Short problem >>
All of the material should be reproduced exactly, with pictures left out.

Data extract >>
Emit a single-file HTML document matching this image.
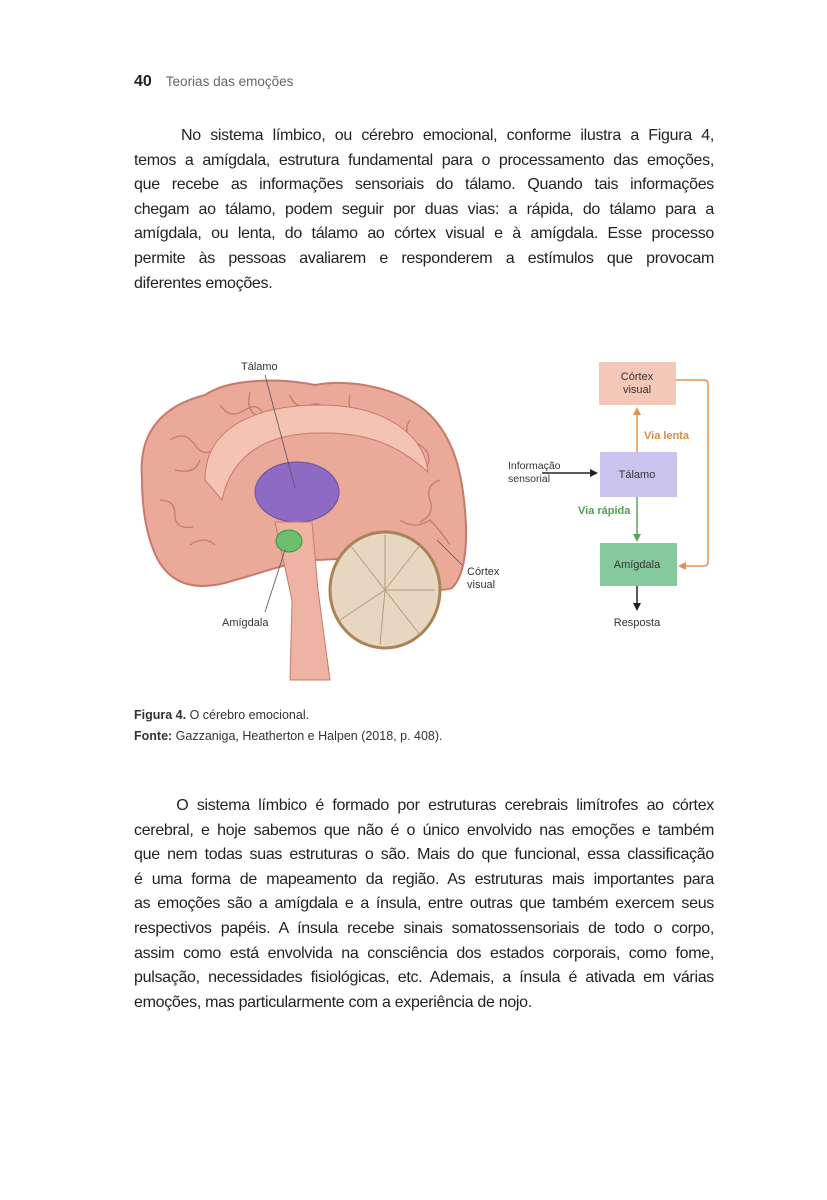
<!DOCTYPE html>
<html><head><meta charset="utf-8"><style>
body{margin:0;width:827px;height:1200px;background:#fff;position:relative;font-family:"Liberation Sans",sans-serif;color:#222;overflow:hidden}
.hd{position:absolute;top:73px;left:134px;font-size:15px}
.hd b{font-size:16px;margin-right:14px}
.hd span{color:#666;font-size:13.5px}
.p{position:absolute;left:134px;width:580px;font-size:16px;letter-spacing:-0.3px}
.p div{height:24.6px;line-height:24.6px;text-align:justify;text-align-last:justify;white-space:nowrap}
.p div.l{text-align-last:left}
.cap{position:absolute;left:134px;font-size:12.5px;color:#333}
</style></head><body>
<div class="hd"><b>40</b><span>Teorias das emoções</span></div>
<div class="p" style="top:124px">
<div>&nbsp;&nbsp;&nbsp;&nbsp;&nbsp;No sistema límbico, ou cérebro emocional, conforme ilustra a Figura 4,</div>
<div>temos a amígdala, estrutura fundamental para o processamento das emoções,</div>
<div>que recebe as informações sensoriais do tálamo. Quando tais informações</div>
<div>chegam ao tálamo, podem seguir por duas vias: a rápida, do tálamo para a</div>
<div>amígdala, ou lenta, do tálamo ao córtex visual e à amígdala. Esse processo</div>
<div>permite às pessoas avaliarem e responderem a estímulos que provocam</div>
<div class="l">diferentes emoções.</div>
</div>
<svg style="position:absolute;left:0;top:0" width="827" height="700" font-family="Liberation Sans, sans-serif">
<!-- brain -->
<path d="M142,478 C138,430 165,405 205,395 C230,378 280,378 315,385 C355,378 405,390 430,415 C455,440 462,475 465,510 C468,545 465,575 452,588 C435,595 420,580 400,560 C370,555 340,560 310,560 C280,565 255,575 235,580 C205,590 175,590 158,560 C145,535 142,505 142,478Z" fill="#eba99a" stroke="#c77a6c" stroke-width="2"/>
<g fill="none" stroke="#c77a6c" stroke-width="1.3">
<path d="M170,440 q15,-10 25,5 q10,15 25,0"/><path d="M220,405 q10,15 25,5 q15,-10 20,10"/><path d="M290,395 q5,15 20,10 q15,-5 18,12"/><path d="M350,395 q-5,18 15,20 q18,0 15,18"/><path d="M410,420 q-10,15 10,25 q15,10 5,25"/><path d="M440,480 q-15,5 -10,20 q5,15 -10,22"/><path d="M160,500 q15,0 15,15 q0,15 18,12"/><path d="M190,545 q15,-10 25,0"/><path d="M400,520 q15,10 30,0 q10,10 20,25"/><path d="M250,392 q-5,20 10,25"/><path d="M175,470 q20,5 25,-10"/></g>
<path d="M205,480 C205,425 260,405 320,405 C385,405 425,435 428,472 C400,447 370,432 320,433 C270,433 232,452 222,500Z" fill="#f4c3b2" stroke="#c77a6c"/>
<ellipse cx="297" cy="492" rx="42" ry="30" fill="#8d6bc4" stroke="#6c4ea0"/>
<path d="M275,522 L312,522 L318,590 L330,680 L290,680 L292,600Z" fill="#eeb3a3" stroke="#c77a6c"/>
<ellipse cx="289" cy="541" rx="13" ry="11" fill="#6cbf6c" stroke="#3f8f3f"/>
<ellipse cx="385" cy="590" rx="55" ry="58" fill="#e8d7c0" stroke="#a98355" stroke-width="3"/>
<g stroke="#b89a78" stroke-width="1"><line x1="385" y1="590" x2="350" y2="545"/><line x1="385" y1="590" x2="385" y2="535"/><line x1="385" y1="590" x2="420" y2="545"/><line x1="385" y1="590" x2="435" y2="590"/><line x1="385" y1="590" x2="420" y2="635"/><line x1="385" y1="590" x2="380" y2="645"/><line x1="385" y1="590" x2="340" y2="620"/></g>
<g stroke="#555" stroke-width="0.8"><line x1="265" y1="375" x2="295" y2="488"/><line x1="285" y1="550" x2="265" y2="612"/><line x1="437" y1="540" x2="462" y2="565"/></g>
<g font-size="11" fill="#333"><text x="241" y="370">Tálamo</text><text x="222" y="626">Amígdala</text><text x="467" y="575">Córtex</text><text x="467" y="588">visual</text></g>
<!-- flow diagram -->
<rect x="599" y="362" width="77" height="43" fill="#f3c8b8"/>
<rect x="600" y="452" width="77" height="45" fill="#c9c3ee"/>
<rect x="600" y="543" width="77" height="43" fill="#86c99c"/>
<g font-size="11" fill="#333" text-anchor="middle"><text x="637" y="380">Córtex</text><text x="637" y="393">visual</text><text x="637" y="478">Tálamo</text><text x="637" y="568">Amígdala</text><text x="637" y="626">Resposta</text></g>
<text x="508" y="469" font-size="10.5" fill="#333">Informação</text><text x="508" y="482" font-size="10.5" fill="#333">sensorial</text>
<g fill="none" stroke-width="1.5"><path d="M676,380 H704 Q708,380 708,384 V562 Q708,566 704,566 H682" stroke="#e5924a"/><path d="M637,452 V412" stroke="#e5924a"/><path d="M637,497 V536" stroke="#58a85a"/><path d="M637,586 V605" stroke="#222"/><path d="M542,473 H592" stroke="#222"/></g>
<path d="M678,566 L686,562 L686,570Z M637,407 L633,415 L641,415Z" fill="#e5924a"/>
<path d="M637,542 L633,534 L641,534Z" fill="#58a85a"/>
<path d="M637,611 L633,603 L641,603Z M598,473 L590,469 L590,477Z" fill="#222"/>
<text x="644" y="439" font-size="11" font-weight="bold" fill="#e08a3f">Via lenta</text>
<text x="578" y="514" font-size="11" font-weight="bold" fill="#4f9f4f">Via rápida</text>
</svg>
<div class="cap" style="top:708px"><b>Figura 4.</b> O cérebro emocional.</div>
<div class="cap" style="top:729px"><b>Fonte:</b> Gazzaniga, Heatherton e Halpen (2018, p. 408).</div>
<div class="p" style="top:794px">
<div>&nbsp;&nbsp;&nbsp;&nbsp;&nbsp;O sistema límbico é formado por estruturas cerebrais limítrofes ao córtex</div>
<div>cerebral, e hoje sabemos que não é o único envolvido nas emoções e também</div>
<div>que nem todas suas estruturas o são. Mais do que funcional, essa classificação</div>
<div>é uma forma de mapeamento da região. As estruturas mais importantes para</div>
<div>as emoções são a amígdala e a ínsula, entre outras que também exercem seus</div>
<div>respectivos papéis. A ínsula recebe sinais somatossensoriais de todo o corpo,</div>
<div>assim como está envolvida na consciência dos estados corporais, como fome,</div>
<div>pulsação, necessidades fisiológicas, etc. Ademais, a ínsula é ativada em várias</div>
<div class="l">emoções, mas particularmente com a experiência de nojo.</div>
</div>
</body></html>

Final answer >>
Emit a single-file HTML document matching this image.
<!DOCTYPE html>
<html><head><meta charset="utf-8"><style>
body{margin:0;width:827px;height:1200px;background:#fff;position:relative;font-family:"Liberation Sans",sans-serif;color:#222;overflow:hidden}
.hd{position:absolute;top:73px;left:134px;font-size:15px}
.hd b{font-size:16px;margin-right:14px}
.hd span{color:#666;font-size:13.5px}
.p{position:absolute;left:134px;width:580px;font-size:16px;letter-spacing:-0.3px}
.p div{height:24.6px;line-height:24.6px;text-align:justify;text-align-last:justify;white-space:nowrap}
.p div.l{text-align-last:left}
.cap{position:absolute;left:134px;font-size:12.5px;color:#333}
</style></head><body>
<div class="hd"><b>40</b><span>Teorias das emoções</span></div>
<div class="p" style="top:124px">
<div>&nbsp;&nbsp;&nbsp;&nbsp;&nbsp;No sistema límbico, ou cérebro emocional, conforme ilustra a Figura 4,</div>
<div>temos a amígdala, estrutura fundamental para o processamento das emoções,</div>
<div>que recebe as informações sensoriais do tálamo. Quando tais informações</div>
<div>chegam ao tálamo, podem seguir por duas vias: a rápida, do tálamo para a</div>
<div>amígdala, ou lenta, do tálamo ao córtex visual e à amígdala. Esse processo</div>
<div>permite às pessoas avaliarem e responderem a estímulos que provocam</div>
<div class="l">diferentes emoções.</div>
</div>
<svg style="position:absolute;left:0;top:0" width="827" height="700" font-family="Liberation Sans, sans-serif">
<!-- brain -->
<path d="M142,478 C138,430 165,405 205,395 C230,378 280,378 315,385 C355,378 405,390 430,415 C455,440 462,475 465,510 C468,545 465,575 452,588 C435,595 420,580 400,560 C370,555 340,560 310,560 C280,565 255,575 235,580 C205,590 175,590 158,560 C145,535 142,505 142,478Z" fill="#eba99a" stroke="#c77a6c" stroke-width="2"/>
<g fill="none" stroke="#c77a6c" stroke-width="1.3">
<path d="M170,440 q15,-10 25,5 q10,15 25,0"/><path d="M220,405 q10,15 25,5 q15,-10 20,10"/><path d="M290,395 q5,15 20,10 q15,-5 18,12"/><path d="M350,395 q-5,18 15,20 q18,0 15,18"/><path d="M410,420 q-10,15 10,25 q15,10 5,25"/><path d="M440,480 q-15,5 -10,20 q5,15 -10,22"/><path d="M160,500 q15,0 15,15 q0,15 18,12"/><path d="M190,545 q15,-10 25,0"/><path d="M400,520 q15,10 30,0 q10,10 20,25"/><path d="M250,392 q-5,20 10,25"/><path d="M175,470 q20,5 25,-10"/></g>
<path d="M205,480 C205,425 260,405 320,405 C385,405 425,435 428,472 C400,447 370,432 320,433 C270,433 232,452 222,500Z" fill="#f4c3b2" stroke="#c77a6c"/>
<ellipse cx="297" cy="492" rx="42" ry="30" fill="#8d6bc4" stroke="#6c4ea0"/>
<path d="M275,522 L312,522 L318,590 L330,680 L290,680 L292,600Z" fill="#eeb3a3" stroke="#c77a6c"/>
<ellipse cx="289" cy="541" rx="13" ry="11" fill="#6cbf6c" stroke="#3f8f3f"/>
<ellipse cx="385" cy="590" rx="55" ry="58" fill="#e8d7c0" stroke="#a98355" stroke-width="3"/>
<g stroke="#b89a78" stroke-width="1"><line x1="385" y1="590" x2="350" y2="545"/><line x1="385" y1="590" x2="385" y2="535"/><line x1="385" y1="590" x2="420" y2="545"/><line x1="385" y1="590" x2="435" y2="590"/><line x1="385" y1="590" x2="420" y2="635"/><line x1="385" y1="590" x2="380" y2="645"/><line x1="385" y1="590" x2="340" y2="620"/></g>
<g stroke="#555" stroke-width="0.8"><line x1="265" y1="375" x2="295" y2="488"/><line x1="285" y1="550" x2="265" y2="612"/><line x1="437" y1="540" x2="462" y2="565"/></g>
<g font-size="11" fill="#333"><text x="241" y="370">Tálamo</text><text x="222" y="626">Amígdala</text><text x="467" y="575">Córtex</text><text x="467" y="588">visual</text></g>
<!-- flow diagram -->
<rect x="599" y="362" width="77" height="43" fill="#f3c8b8"/>
<rect x="600" y="452" width="77" height="45" fill="#c9c3ee"/>
<rect x="600" y="543" width="77" height="43" fill="#86c99c"/>
<g font-size="11" fill="#333" text-anchor="middle"><text x="637" y="380">Córtex</text><text x="637" y="393">visual</text><text x="637" y="478">Tálamo</text><text x="637" y="568">Amígdala</text><text x="637" y="626">Resposta</text></g>
<text x="508" y="469" font-size="10.5" fill="#333">Informação</text><text x="508" y="482" font-size="10.5" fill="#333">sensorial</text>
<g fill="none" stroke-width="1.5"><path d="M676,380 H704 Q708,380 708,384 V562 Q708,566 704,566 H682" stroke="#e5924a"/><path d="M637,452 V412" stroke="#e5924a"/><path d="M637,497 V536" stroke="#58a85a"/><path d="M637,586 V605" stroke="#222"/><path d="M542,473 H592" stroke="#222"/></g>
<path d="M678,566 L686,562 L686,570Z M637,407 L633,415 L641,415Z" fill="#e5924a"/>
<path d="M637,542 L633,534 L641,534Z" fill="#58a85a"/>
<path d="M637,611 L633,603 L641,603Z M598,473 L590,469 L590,477Z" fill="#222"/>
<text x="644" y="439" font-size="11" font-weight="bold" fill="#e08a3f">Via lenta</text>
<text x="578" y="514" font-size="11" font-weight="bold" fill="#4f9f4f">Via rápida</text>
</svg>
<div class="cap" style="top:708px"><b>Figura 4.</b> O cérebro emocional.</div>
<div class="cap" style="top:729px"><b>Fonte:</b> Gazzaniga, Heatherton e Halpen (2018, p. 408).</div>
<div class="p" style="top:794px">
<div>&nbsp;&nbsp;&nbsp;&nbsp;&nbsp;O sistema límbico é formado por estruturas cerebrais limítrofes ao córtex</div>
<div>cerebral, e hoje sabemos que não é o único envolvido nas emoções e também</div>
<div>que nem todas suas estruturas o são. Mais do que funcional, essa classificação</div>
<div>é uma forma de mapeamento da região. As estruturas mais importantes para</div>
<div>as emoções são a amígdala e a ínsula, entre outras que também exercem seus</div>
<div>respectivos papéis. A ínsula recebe sinais somatossensoriais de todo o corpo,</div>
<div>assim como está envolvida na consciência dos estados corporais, como fome,</div>
<div>pulsação, necessidades fisiológicas, etc. Ademais, a ínsula é ativada em várias</div>
<div class="l">emoções, mas particularmente com a experiência de nojo.</div>
</div>
</body></html>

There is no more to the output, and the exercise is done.